Though, Coffee consumption per capita in developed countries is ~8 kg a year while in India it is ~110 gm a year, says NRAI Food Service Report which means there is lots of potential for both international and local players and surprisingly stands sixth largest coffee producer in the world and has long been a grower of coffee beans.

“Over the years we have introduced lot of technologies for the production of coffees. In fact we have a strict process for selection and monitoring of the quality of coffee we have. We are the only coffee roasting company which is BRC certified. All this has helped us to maintain the quality and to carry forward the legacy which my father has left for us,” shares R Nagaraja Rao, Director, Bayar’s Coffee whose father started this business way back in 1970’s at a very small outlet to serve local people with good quality coffee in south Bangalore.

For locals in southern part of India street-side kaapi shops serve fresh and frothy blends of filter coffee, hot milk and of course sugar. And, the market has witnessed a growing culture of cafe shops; thanks to Cafe Coffee Day which is the biggest player in the segment with around 52 per cent of market share. Gradually, the face of coffee consumption is changing in India. Just as our home made chai has become a staple in cafés in the West under the redundant name “chai tea latte,” European style cafés are now popping up all over urban India.

And, not be surprised many new and young cafe chains are mushrooming with new ideas and variety of coffee in top Indian cities where socialiser and friends are meeting over a cup of coffee.

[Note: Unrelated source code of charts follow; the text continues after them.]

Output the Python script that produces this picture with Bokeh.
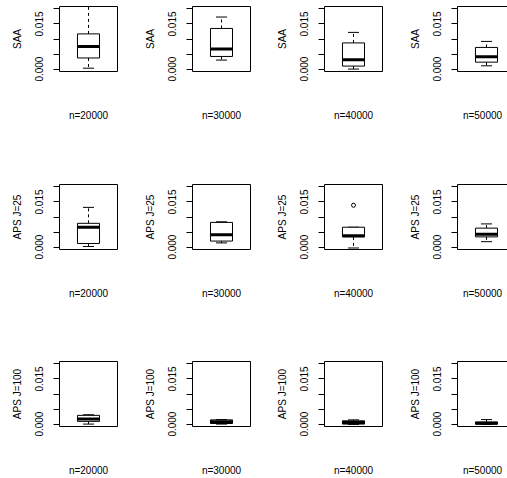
import math
from bokeh.plotting import figure
from bokeh.layouts import column, row
from bokeh.models import Range1d, FixedTicker, LinearAxis
from bokeh.embed import file_html
from bokeh.resources import INLINE

# ---------------- data ----------------
methods = ["SAA", "APS J=25", "APS J=100"]
sample_sizes = ["n=20000", "n=30000", "n=40000", "n=50000"]
tick_values = [0.000, 0.005, 0.010, 0.015, 0.020]
tick_labels = ["0.000", "", "", "0.015", ""]

# SAA
saa_lower = [0.0003, 0.0030, 0.0000, 0.0011]
saa_q1 = [0.0037, 0.0042, 0.0010, 0.0023]
saa_median = [0.0075, 0.0067, 0.0031, 0.0041]
saa_q3 = [0.0117, 0.0135, 0.0087, 0.0072]
saa_upper = [0.0230, 0.0173, 0.0122, 0.0092]
saa_outliers = [[], [], [], []]

# APS J=25
aps25_lower = [0.0002, 0.0014, -0.0003, 0.0018]
aps25_q1 = [0.0012, 0.0020, 0.0034, 0.0034]
aps25_median = [0.0066, 0.0041, 0.0038, 0.0043]
aps25_q3 = [0.0079, 0.0082, 0.0066, 0.0063]
aps25_upper = [0.0132, 0.0084, 0.0066, 0.0077]
aps25_outliers = [[], [], [0.0139], []]

# APS J=100
aps100_lower = [0.0000, 0.0000, -0.0001, -0.0001]
aps100_q1 = [0.0009, 0.0002, 0.0000, 0.0000]
aps100_median = [0.0017, 0.0008, 0.0005, 0.0003]
aps100_q3 = [0.0029, 0.0014, 0.0011, 0.0007]
aps100_upper = [0.0031, 0.0015, 0.0014, 0.0015]
aps100_outliers = [[], [], [], []]

stats = [
    (saa_lower, saa_q1, saa_median, saa_q3, saa_upper, saa_outliers),
    (aps25_lower, aps25_q1, aps25_median, aps25_q3, aps25_upper, aps25_outliers),
    (aps100_lower, aps100_q1, aps100_median, aps100_q3, aps100_upper, aps100_outliers),
]

# ---------------- layout ----------------
FONT = "Liberation Sans"
FS = "10px"
col_widths = [133, 132, 133, 109]
row_heights = [178, 177, 123]
LEFT = 59
TOP = 6
FRAME_W = 58
FRAME_H = 65
BOX_HALF = 0.19
CAP_HALF = 0.095
Y0, Y1 = -0.0008, 0.0208

rows = []
for r, method in enumerate(methods):
    lo, q1, med, q3, up, outs = stats[r]
    figs = []
    for c, size in enumerate(sample_sizes):
        last = (c == len(sample_sizes) - 1)
        w = col_widths[c]
        h = row_heights[r]
        rb = 0 if last else w - LEFT - FRAME_W
        fw = w - LEFT - rb
        bb = h - TOP - FRAME_H
        xr = Range1d(0.5, 0.5 + fw / FRAME_W)
        p = figure(width=w, height=h, x_range=xr, y_range=Range1d(Y0, Y1),
                   output_backend="svg", toolbar_location=None,
                   min_border_left=LEFT, min_border_right=rb,
                   min_border_top=TOP, min_border_bottom=bb,
                   x_axis_label=size, y_axis_label=method)
        p.grid.visible = False
        p.background_fill_color = "white"
        p.border_fill_color = "white"
        p.outline_line_color = None if last else "black"
        p.outline_line_width = 1

        ya = p.yaxis[0]
        ya.ticker = FixedTicker(ticks=tick_values)
        ya.major_label_overrides = dict(zip(tick_values, tick_labels))
        ya.major_label_orientation = "parallel"
        ya.major_tick_in = 0
        ya.major_tick_out = 6
        ya.minor_tick_line_color = None
        ya.major_label_standoff = 10
        ya.axis_label_standoff = 10
        ya.major_label_text_font = FONT
        ya.major_label_text_font_size = FS
        ya.major_label_text_color = "black"
        ya.axis_label_text_font = FONT
        ya.axis_label_text_font_size = FS
        ya.axis_label_text_font_style = "normal"
        ya.axis_label_text_color = "black"
        ya.axis_line_color = "black" if last else None
        ya.major_tick_line_color = "black"

        xa = p.xaxis[0]
        xa.ticker = FixedTicker(ticks=[])
        xa.major_tick_in = 0
        xa.major_tick_out = 0
        xa.minor_tick_line_color = None
        xa.major_label_standoff = 0
        xa.axis_label_standoff = 38
        xa.axis_label_text_font = FONT
        xa.axis_label_text_font_size = FS
        xa.axis_label_text_font_style = "normal"
        xa.axis_label_text_color = "black"
        xa.axis_line_color = "black" if last else None

        if last:
            ta = LinearAxis(ticker=FixedTicker(ticks=[]), major_tick_in=0, major_tick_out=0,
                            minor_tick_line_color=None, major_label_standoff=0,
                            axis_line_color="black")
            p.add_layout(ta, "above")

        xc = 1.0
        # whiskers (dashed)
        p.segment(x0=[xc, xc], y0=[q3[c], q1[c]], x1=[xc, xc], y1=[up[c], lo[c]],
                  line_color="black", line_width=1, line_dash="3 3")
        # caps
        p.segment(x0=[xc - CAP_HALF] * 2, y0=[up[c], lo[c]], x1=[xc + CAP_HALF] * 2, y1=[up[c], lo[c]],
                  line_color="black", line_width=1)
        # box
        p.quad(left=[xc - BOX_HALF], right=[xc + BOX_HALF], bottom=[q1[c]], top=[q3[c]],
               fill_color="white", line_color="black", line_width=1)
        # median
        p.segment(x0=[xc - BOX_HALF], y0=[med[c]], x1=[xc + BOX_HALF], y1=[med[c]],
                  line_color="black", line_width=3, line_cap="butt")
        # outliers
        if outs[c]:
            p.scatter(x=[xc] * len(outs[c]), y=outs[c], marker="circle", size=4,
                      fill_color=None, line_color="black", line_width=1)
        figs.append(p)
    rows.append(row(*figs, spacing=0))

layout = column(*rows, spacing=0)
open("out.html", "w").write(file_html(layout, INLINE))
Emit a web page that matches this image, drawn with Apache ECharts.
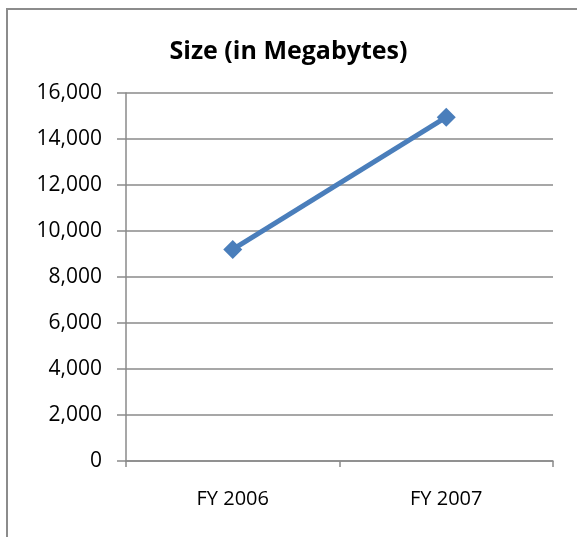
<!DOCTYPE html>
<html>
<head>
<meta charset="utf-8">
<script src="https://cdn.jsdelivr.net/npm/echarts@6/dist/echarts.min.js"></script>
<style>
  html, body { margin: 0; padding: 0; background: #fff; overflow: hidden; }
  #frame {
    position: absolute; left: 6px; top: 8px; width: 600px; height: 560px;
    border: 2px solid #8c8c8c; box-sizing: border-box;
  }
  #chart { position: absolute; left: 0; top: 0; width: 577px; height: 537px; }
</style>
</head>
<body>
<div id="frame"></div>
<div id="chart"></div>
<script>
  const categories = ['FY 2006', 'FY 2007']
  const sizeValues = [9200, 14950]
  const yTicks = { min: 0, max: 16000, interval: 2000 }

  const FONT = '"Open Sans", "Noto Sans", sans-serif'
  const GRID_COLOR = '#8a8a8a'

  const chart = echarts.init(document.getElementById('chart'))

  chart.setOption({
    animation: false,
    title: {
      text: 'Size (in Megabytes)',
      left: 'center',
      top: 34,
      textStyle: {
        fontFamily: FONT,
        fontSize: 25,
        fontWeight: 'bold',
        color: '#000'
      }
    },
    grid: {
      left: 126,
      right: 24,
      top: 93,
      bottom: 76,
      containLabel: false
    },
    xAxis: {
      type: 'category',
      data: categories,
      boundaryGap: true,
      axisLine: { lineStyle: { color: GRID_COLOR, width: 1.5 } },
      axisTick: { show: true, length: 6, inside: false, lineStyle: { color: GRID_COLOR, width: 1.5 } },
      axisLabel: {
        margin: 28,
        fontFamily: FONT,
        fontSize: 20,
        color: '#000'
      }
    },
    yAxis: {
      type: 'value',
      min: yTicks.min,
      max: yTicks.max,
      interval: yTicks.interval,
      axisLine: { show: true, lineStyle: { color: GRID_COLOR, width: 1.5 } },
      axisTick: { show: true, length: 9, lineStyle: { color: GRID_COLOR, width: 1.5 } },
      splitLine: { lineStyle: { color: GRID_COLOR, width: 1.5 } },
      axisLabel: {
        margin: 24,
        fontFamily: FONT,
        fontSize: 21,
        color: '#000',
        formatter: (v) => v.toLocaleString('en-US')
      }
    },
    series: [
      {
        name: 'Size',
        type: 'line',
        data: sizeValues,
        symbol: 'diamond',
        symbolSize: 19,
        lineStyle: { color: '#4a7ebb', width: 5 },
        itemStyle: { color: '#4a7ebb' }
      }
    ]
  })
</script>
</body>
</html>
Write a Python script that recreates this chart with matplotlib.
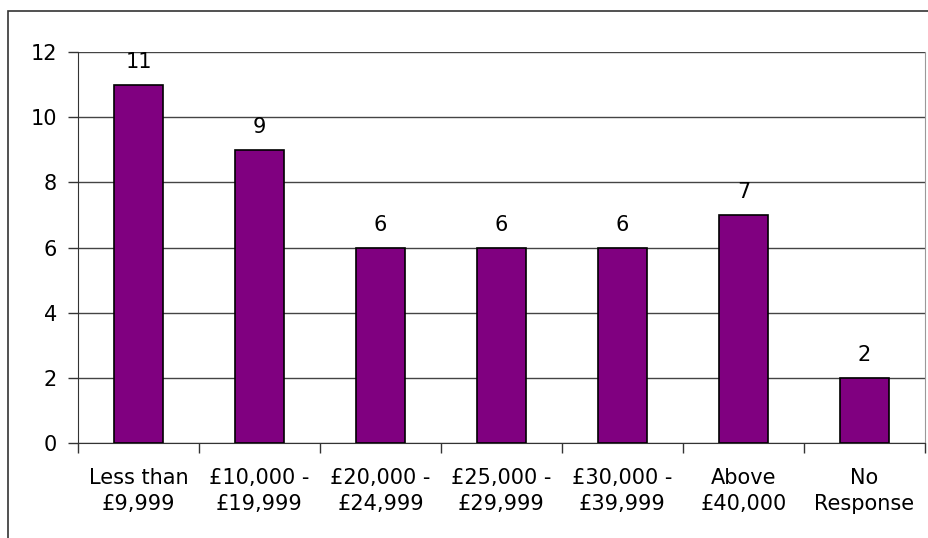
import matplotlib.pyplot as plt
from matplotlib.patches import Rectangle

categories = ['Less than\n£9,999', '£10,000 -\n£19,999', '£20,000 -\n£24,999',
              '£25,000 -\n£29,999', '£30,000 -\n£39,999', 'Above\n£40,000', 'No\nResponse']
counts = [11, 9, 6, 6, 6, 7, 2]

plt.rcParams['font.family'] = ['DejaVu Sans']
plt.rcParams['font.size'] = 15

fig = plt.figure(figsize=(9.29, 5.38), dpi=100)
ax = fig.add_axes([78 / 929, 1 - 443 / 538, 847 / 929, 391 / 538])

# outer chart border (runs off the bottom/right of the image)
fig.patches.append(Rectangle((8 / 929, -0.1), 1.0, 1 - 11 / 538 + 0.1,
                             transform=fig.transFigure, fill=False,
                             edgecolor='#333333', linewidth=1.2))

x = list(range(len(categories)))
bars = ax.bar(x, counts, width=0.41, color='#800080', edgecolor='black', linewidth=1.2, zorder=3)

for b, v in zip(bars, counts):
    ax.annotate(str(v), (b.get_x() + b.get_width() / 2, v), xytext=(0, 9),
                textcoords='offset points', ha='center', va='bottom', fontsize=15)

ax.set_xlim(-0.5, len(categories) - 0.5)
ax.set_ylim(0, 12)
ax.set_yticks(range(0, 13, 2))
ax.yaxis.grid(True, color='#444444', linewidth=1)
ax.set_axisbelow(True)

ax.set_xticks(x)
ax.set_xticklabels(categories, linespacing=1.4)
ax.set_xticks([i - 0.5 for i in range(len(categories) + 1)], minor=True)
ax.tick_params(axis='x', which='major', length=0, pad=18)
ax.tick_params(axis='x', which='minor', length=7, width=1, color='#333333')
ax.tick_params(axis='y', length=7, width=1, color='#333333', pad=8)

ax.spines['top'].set_visible(False)
ax.spines['right'].set_color('#999999')
ax.spines['left'].set_color('#333333')
ax.spines['bottom'].set_color('#333333')

fig.savefig('out.png', dpi=100)
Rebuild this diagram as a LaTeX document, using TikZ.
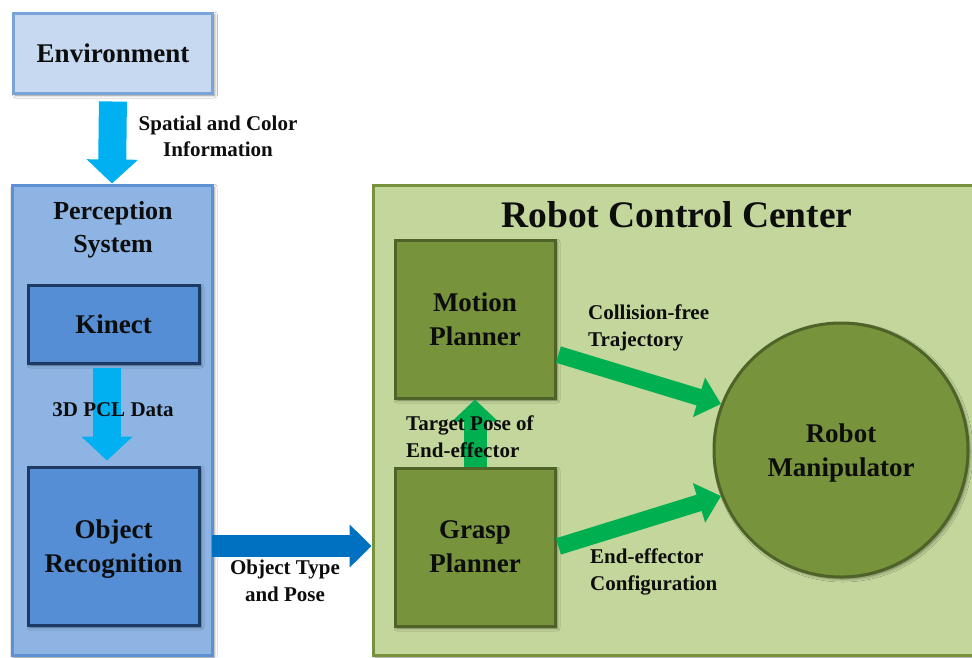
\documentclass[tikz,border=0pt]{standalone}
\usepackage{fontspec}
\setmainfont{Liberation Serif}
\usetikzlibrary{arrows.meta,calc,shadows.blur}

\definecolor{envfill}{HTML}{C6D9F1}
\definecolor{envline}{HTML}{7AA3D8}
\definecolor{percfill}{HTML}{8DB4E2}
\definecolor{percline}{HTML}{5E90D4}
\definecolor{modfill}{HTML}{558ED5}
\definecolor{modline}{HTML}{1C3A63}
\definecolor{skyarrow}{HTML}{00B0F0}
\definecolor{deeparrow}{HTML}{0070C0}
\definecolor{rccfill}{HTML}{C3D69B}
\definecolor{rccline}{HTML}{76923C}
\definecolor{plannerfill}{HTML}{77933C}
\definecolor{plannerline}{HTML}{4F6228}
\definecolor{grnarrow}{HTML}{00B050}
\definecolor{inktext}{HTML}{0D0D0D}

\tikzset{
  softshadow/.style={blur shadow={shadow xshift=2pt, shadow yshift=-2pt,
      shadow blur radius=3pt, shadow opacity=45}},
  boxtext/.style={font=\fontsize{27}{34}\selectfont\bfseries, text=inktext, align=center, text depth=0pt},
  blockbox/.style={rectangle, inner sep=0pt, line width=3pt, softshadow, boxtext},
  edgetext/.style={font=\fontsize{21}{26}\selectfont\bfseries, text=inktext, inner sep=0pt},
  skyblock/.style={draw=skyarrow, line width=28pt,
      -{Triangle[length=24pt,width=50pt]}},
  deepblock/.style={draw=deeparrow, line width=22pt,
      -{Triangle[length=22pt,width=42pt]}},
  greenup/.style={draw=grnarrow, line width=23pt,
      -{Triangle[length=22pt,width=45pt]}},
  greendiag/.style={draw=grnarrow, line width=17pt,
      -{Triangle[length=23pt,width=40pt]}}
}

\begin{document}
\begin{tikzpicture}[x=1pt,y=-1pt]
\useasboundingbox (0,0) rectangle (972,657);
\clip (0,0) rectangle (972,657);
\fill[white] (0,0) rectangle (972,657);

% containers
\node[blockbox, fill=percfill, draw=percline, minimum width=200, minimum height=470] (perc) at (112,420) {};
\node[blockbox, fill=rccfill, draw=rccline, minimum width=608, minimum height=470] (rcc) at (677,420) {};

% blocks
\node[blockbox, fill=envfill, draw=envline, minimum width=199, minimum height=80] (env) at (113,53) {Environment};
\node[blockbox, fill=modfill, draw=modline, minimum width=171, minimum height=78] (kinect) at (113.5,324) {Kinect};
\node[blockbox, fill=modfill, draw=modline, minimum width=171, minimum height=158] (objrec) at (113.5,546) {Object\\Recognition};
\node[blockbox, fill=plannerfill, draw=plannerline, minimum width=160, minimum height=158] (motion) at (475,319) {Motion\\Planner};
\node[blockbox, fill=plannerfill, draw=plannerline, minimum width=160, minimum height=158] (grasp) at (475,547) {Grasp\\Planner};
\node[circle, inner sep=0pt, line width=3pt, softshadow, boxtext, fill=plannerfill, draw=plannerline, minimum size=254] (robot) at (841,450) {Robot\\Manipulator};

% titles of the containers
\node[boxtext, font=\fontsize{26}{33}\selectfont\bfseries] (perctitle) at (113,227) {Perception\\System};
\node[boxtext, font=\fontsize{37.5}{40}\selectfont\bfseries] (rcctitle) at (677,214) {Robot Control Center};

% block arrows
\draw[skyblock, shorten <=7pt] (env.south) -- (perc.north);
\draw[skyblock, shorten <=3pt, shorten >=5pt] ([xshift=-6.5pt]kinect.south) -- ([xshift=-6.5pt]objrec.north);
\draw[deepblock] ([xshift=11pt]objrec.east) -- (rcc.west |- objrec.east);
\draw[greenup] (grasp.north) -- (motion.south);
\draw[greendiag, shorten <=2pt] ([yshift=-35pt]motion.east) -- (robot.159);
\draw[greendiag, shorten <=2pt] (grasp.east) -- (robot.201);

% arrow labels
\node[edgetext, align=center] (spatial) at (218,136) {Spatial and Color\\Information};
\node[edgetext] (pcl) at (113,410) {3D PCL Data};
\node[edgetext, align=center, font=\fontsize{21}{27}\selectfont\bfseries] (objtype) at (285,581) {Object Type\\and Pose};
\node[edgetext, align=left, anchor=west, font=\fontsize{21}{27}\selectfont\bfseries] (target) at (406,437) {Target Pose of\\End-effector};
\node[edgetext, align=left, anchor=west, font=\fontsize{21}{27}\selectfont\bfseries] (collision) at (588,328) {Collision-free\\Trajectory};
\node[edgetext, align=left, anchor=west, font=\fontsize{21}{27}\selectfont\bfseries] (endeff) at (590,572) {End-effector\\Configuration};
\end{tikzpicture}
\end{document}
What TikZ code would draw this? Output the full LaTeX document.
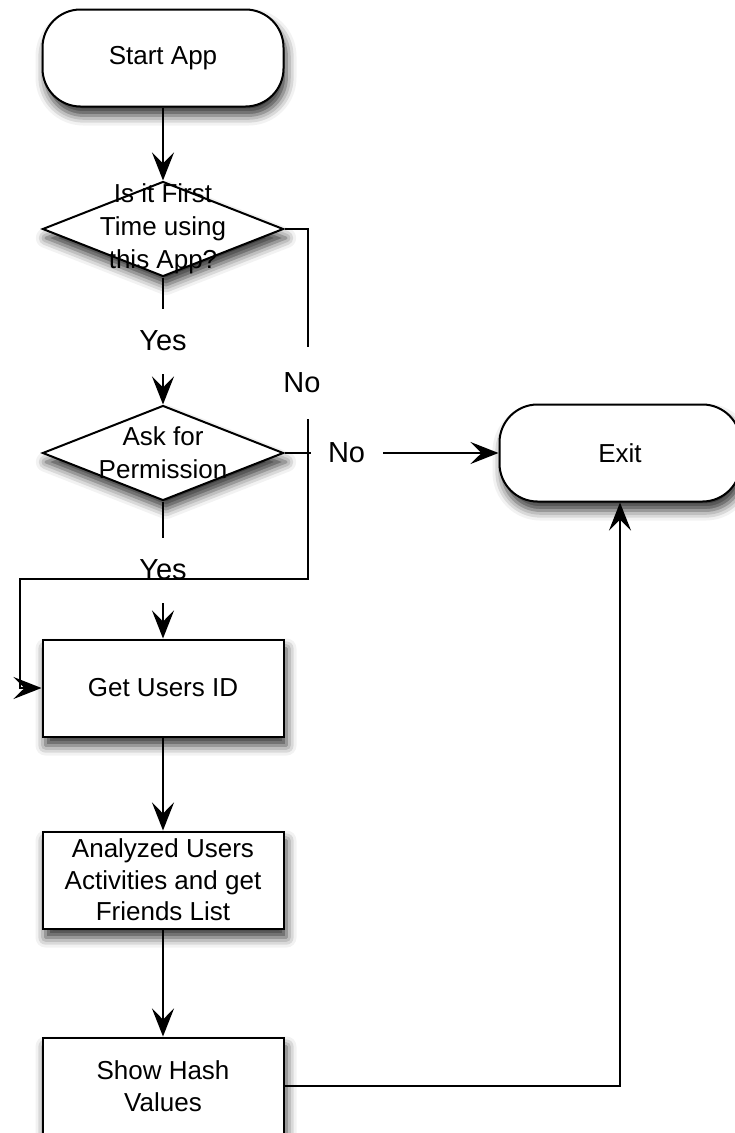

“All I know is that the quality of Indian coffee is lacking and something has to be done to make it better. We as a venture stepped into this biz so that we can improve this image of Indian coffee. I would love to see cafes coming up serving great quality of Indian coffee,” adds Brijesh Bachkaniwala, Owner, Meraki The Coffee House.

With a market size worth Rs 1,805 crores in 2016, cafe segment is expected to grow at 10 per cent CAGR to reach Rs 2,905 by 2021 ad this surely is inviting much more participation from local and traditional players who remain a local vendor in the south Indian regions.